The Cubs also announced it banned a fan for an alleged racist gesture that was caught on a live, mid-inning broadcast with Doug Glanville. The alleged offensive gesture was an upside down "OK" sign. There is a debate whether this symbol, which is part of a kid's "circle game," was intended to be a racist slur towards Glanville. But others have said that white supremacists have recently adopted this kid's sign as a racist slur. Most people watching the telecast were unaware of the gesture or its meaning. The Cubs stated that it had "zero tolerance" for any racist actions in Wrigley Field. Whether the Cubs did an investigation or interviewed the fan about his intent is unknown.

But the Cubs and ownership have created an even bigger problem. It has been well reported through the release of Joe Ricketts emails of his intolerant behavior toward minorities. Joe Ricketts, through a Cubs press release, apologized for his involvement in racist jokes and intolerant conversations he made in his emails.
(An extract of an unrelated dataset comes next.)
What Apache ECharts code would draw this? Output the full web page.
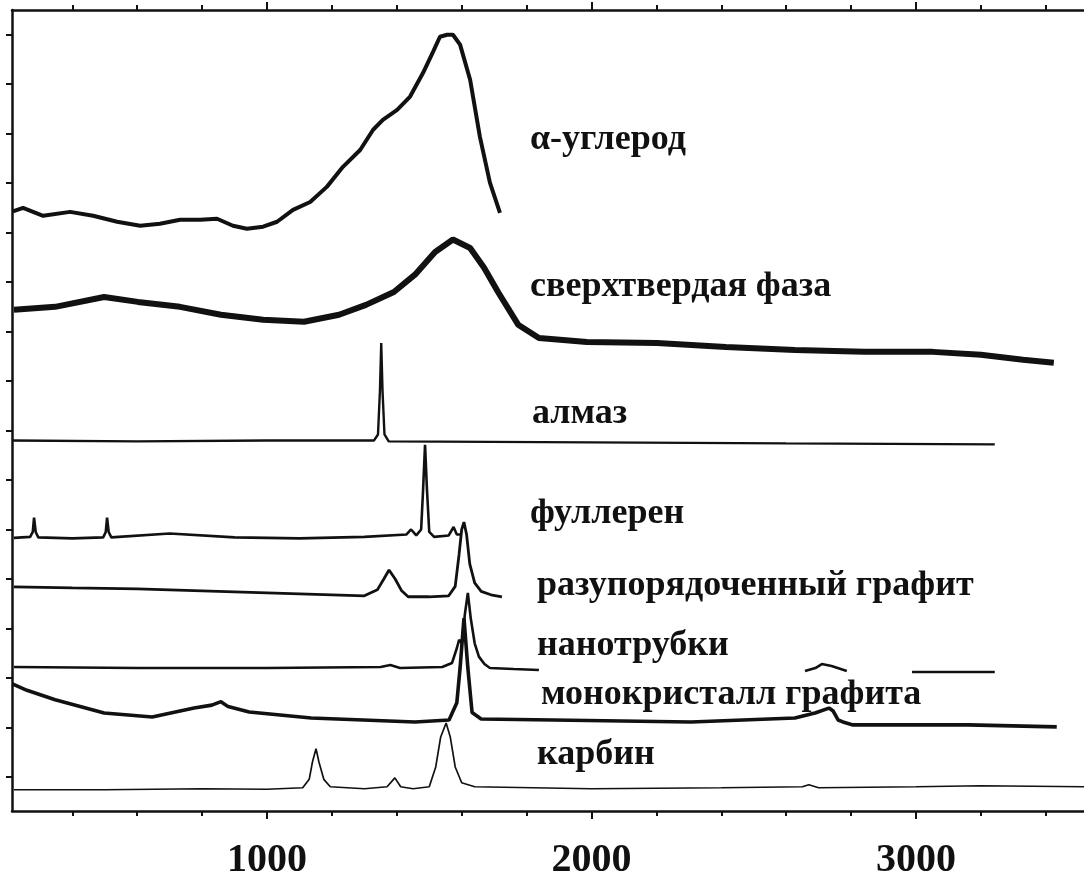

In the end, there was no further ramifications from that scandal. "Zero tolerance" apparently does not apply to ownership privilege.

The same is true with the inconsistent application of fan speech. The Cubs said it was okay for fans to boo the return of a spouse abuser, but it not okay to make an alleged racist hand sign. There are many more people offended about Russell's alleged criminal conduct than what fans say or do during a game.

If the Cubs have zero tolerance toward a fan's alleged action, why does the Cubs organization have great tolerance for spousal abuse behavior and its patriarch's racist remarks?

May 7, 2019


What is a real "quality start?"

MLB defines a quality start as:

A starting pitcher records a quality start when he pitches at least six innings and allows three earned runs or fewer. A starting pitcher has two jobs: to prevent runs and get outs. The quality start statistic helps to quantify which pitchers did a "quality" job in those two departments.

This definition of a "quality" yields an absurd result: a pitcher who allows three earned runs over six innings would have an ERA of 4.50 -- not good -- and yet he still receives a quality start. 

Bill James addressed this in his 1987 Baseball Abstract, saying the hypothetical example (a pitcher going exactly 6 innings and allowing exactly 3 runs) was extremely rare among starts recorded as quality starts, and that he doubted any pitchers had an ERA over 3.20 in their quality starts. This was later confirmed through computer analysis of all quality starts recorded from 1984 to 1991, which found that the average ERA in quality starts during that time period was 1.91.

Former pitcher Carl Erskine said "in my day, a quality start was a complete game ... you gave everybody a day's rest." This view was also echoed by Fergie Jenkins who often said that it was his job every time he took the job was to have a complete game win. If he was going against an opponent like Bob Gibson, he knew that he could only give up one or two runs tops in order to win the game.

Growing up, it was the consensus gold standard for a pitcher to have an ERA under 3.00.

To get to that level, a pitcher would have to have these types of starts in order to get the win:

5 IP 1 ER = 1.80 ERA
6 IP 2 ER = 3.00 ERA
9 IP 3 ER = 3.00 ERA

2.57 ERA for 7 IP with 2 ER, but 3.86 ERA with 3 ER.
2.25 ERA for 8 IP with 2 ER, but 3.36 ERA with 3 ER.

Therefore, a quality start should be a scaled event for starting pitchers at points of 1, 2 and 3 earned runs allowed to get under 3.00 ERA.

The oddity in this analysis plays into the rise in the bullpen managed game. A starter with 1 ER in 5 IP can be pulled for a shut down bullpen of under 2.00 ERA to get under a 3.00 ERA for the entire game. Stat men claim that starter's batting average against climbs dramatically when facing a hitter the third time in a game. Managers are not only managing the pitch count but also the number of times through the batting order.

Conclusion: a quality start should be any start that yields a 3.00 ERA or under.